* _TASK STATEMENT_:
Pictures stay out of this copy, which runs from the first line of the material through the line containing "import pandas as pd".

(begin)

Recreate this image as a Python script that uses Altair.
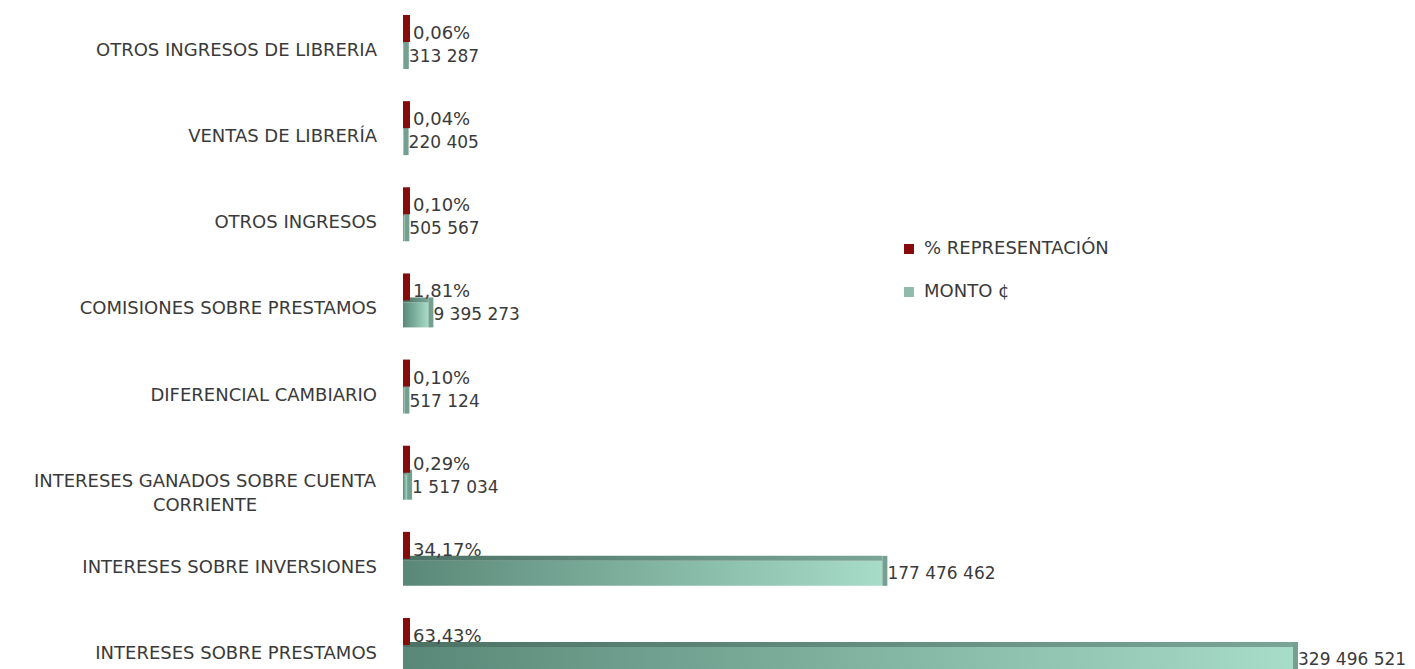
import altair as alt
import pandas as pd

# ---------------- data ----------------
categorias = [
    "OTROS INGRESOS DE LIBRERIA",
    "VENTAS DE LIBRERÍA",
    "OTROS INGRESOS",
    "COMISIONES SOBRE PRESTAMOS",
    "DIFERENCIAL CAMBIARIO",
    "INTERESES GANADOS SOBRE CUENTA CORRIENTE",
    "INTERESES SOBRE INVERSIONES",
    "INTERESES SOBRE PRESTAMOS",
]
monto = [313287, 220405, 505567, 9395273, 517124, 1517034, 177476462, 329496521]
porcentaje = [0.06, 0.04, 0.10, 1.81, 0.10, 0.29, 34.17, 63.43]
series = ["% REPRESENTACIÓN", "MONTO ¢"]

def fmt_monto(v):
    return f"{v:,}".replace(",", " ")

def fmt_pct(v):
    return f"{v:.2f}".replace(".", ",") + "%"

df = pd.DataFrame({
    "cat": categorias,
    "monto": monto,
    "pct": porcentaje,
    "lm": [fmt_monto(v) for v in monto],
    "lp": [fmt_pct(v) for v in porcentaje],
    "serie": series[0],
})

df_one = df[df["cat"] != "INTERESES GANADOS SOBRE CUENTA CORRIENTE"].copy()
df_two = pd.DataFrame({
    "cat": ["INTERESES GANADOS SOBRE CUENTA CORRIENTE"],
    "txt": [["INTERESES GANADOS SOBRE CUENTA", "CORRIENTE"]],
})

FONT = "DejaVu Sans"
TXT = "#3a3a3a"

xs = alt.Scale(domain=[0, max(monto)], nice=False, zero=True)
ys = alt.Scale(type="point", padding=0, domain=categorias)

X0 = alt.X("monto:Q", scale=xs, axis=None)
Y = alt.Y("cat:N", scale=ys, axis=None, sort=categorias)

base = alt.Chart(df)

grad_front = alt.Gradient(
    gradient="linear",
    stops=[alt.GradientStop(color="#5a8878", offset=0),
           alt.GradientStop(color="#a7dcc8", offset=1)],
    x1=0, x2=1, y1=0, y2=0,
)
grad_top = alt.Gradient(
    gradient="linear",
    stops=[alt.GradientStop(color="#4c7265", offset=0),
           alt.GradientStop(color="#7aa596", offset=1)],
    x1=0, x2=1, y1=0, y2=0,
)

front = base.mark_bar(height=25, yOffset=5.5, fill=grad_front).encode(
    x=alt.X("zero:Q", scale=xs, axis=None), x2="monto:Q", y=Y
).transform_calculate(zero="0")

top = base.mark_bar(height=5, yOffset=-9.5, fill=grad_top).encode(
    x=alt.X("zero:Q", scale=xs, axis=None), x2="monto:Q", y=Y
).transform_calculate(zero="0")

side = base.mark_tick(thickness=5, size=30, xOffset=2.5, yOffset=3, color="#74a091", opacity=1).encode(
    x=X0, y=Y
)

red = base.mark_tick(thickness=7, size=27, xOffset=3.5, yOffset=-22.5, opacity=1).encode(
    x=alt.X("pct:Q", scale=xs, axis=None),
    y=Y,
    color=alt.Color(
        "serie:N",
        scale=alt.Scale(domain=series, range=["#860b0b", "#8fbbad"]),
        legend=alt.Legend(
            title=None, orient="none", legendX=497, legendY=189,
            symbolType="square", symbolSize=100, symbolStrokeWidth=0,
            labelFont=FONT, labelFontSize=18, labelColor=TXT, labelLimit=0,
            labelOffset=6, rowPadding=25, padding=0,
        ),
    ),
)

lbl_pct = base.mark_text(align="left", baseline="middle", dx=10, dy=-17,
                         font=FONT, fontSize=18, color=TXT).encode(
    x=alt.X("pct:Q", scale=xs, axis=None), y=Y, text="lp:N"
)

lbl_monto = base.mark_text(align="left", baseline="middle", dx=5, dy=6,
                           font=FONT, fontSize=17, color=TXT).encode(
    x=X0, y=Y, text="lm:N"
)

cat_one = alt.Chart(df_one).mark_text(align="right", baseline="middle",
                                      font=FONT, fontSize=18, color=TXT).encode(
    x=alt.value(-26), y=Y, text="cat:N"
)

cat_two = alt.Chart(df_two).mark_text(align="center", baseline="middle", lineHeight=24,
                                      font=FONT, fontSize=18, color=TXT).encode(
    x=alt.value(-198), y=Y, text="txt"
)

chart = alt.layer(front, top, side, red, lbl_pct, lbl_monto, cat_one, cat_two).properties(
    width=890,
    height=603,
    autosize=alt.AutoSizeParams(type="none"),
    padding={"left": 395, "top": 43, "right": 114, "bottom": 15},
    background="white",
).configure_view(stroke=None)

chart.save("out.html", embed_options={"renderer": "svg", "actions": False})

(end)

* _REPLY_:
Recreate this image as a Python script that uses Altair.
import altair as alt
import pandas as pd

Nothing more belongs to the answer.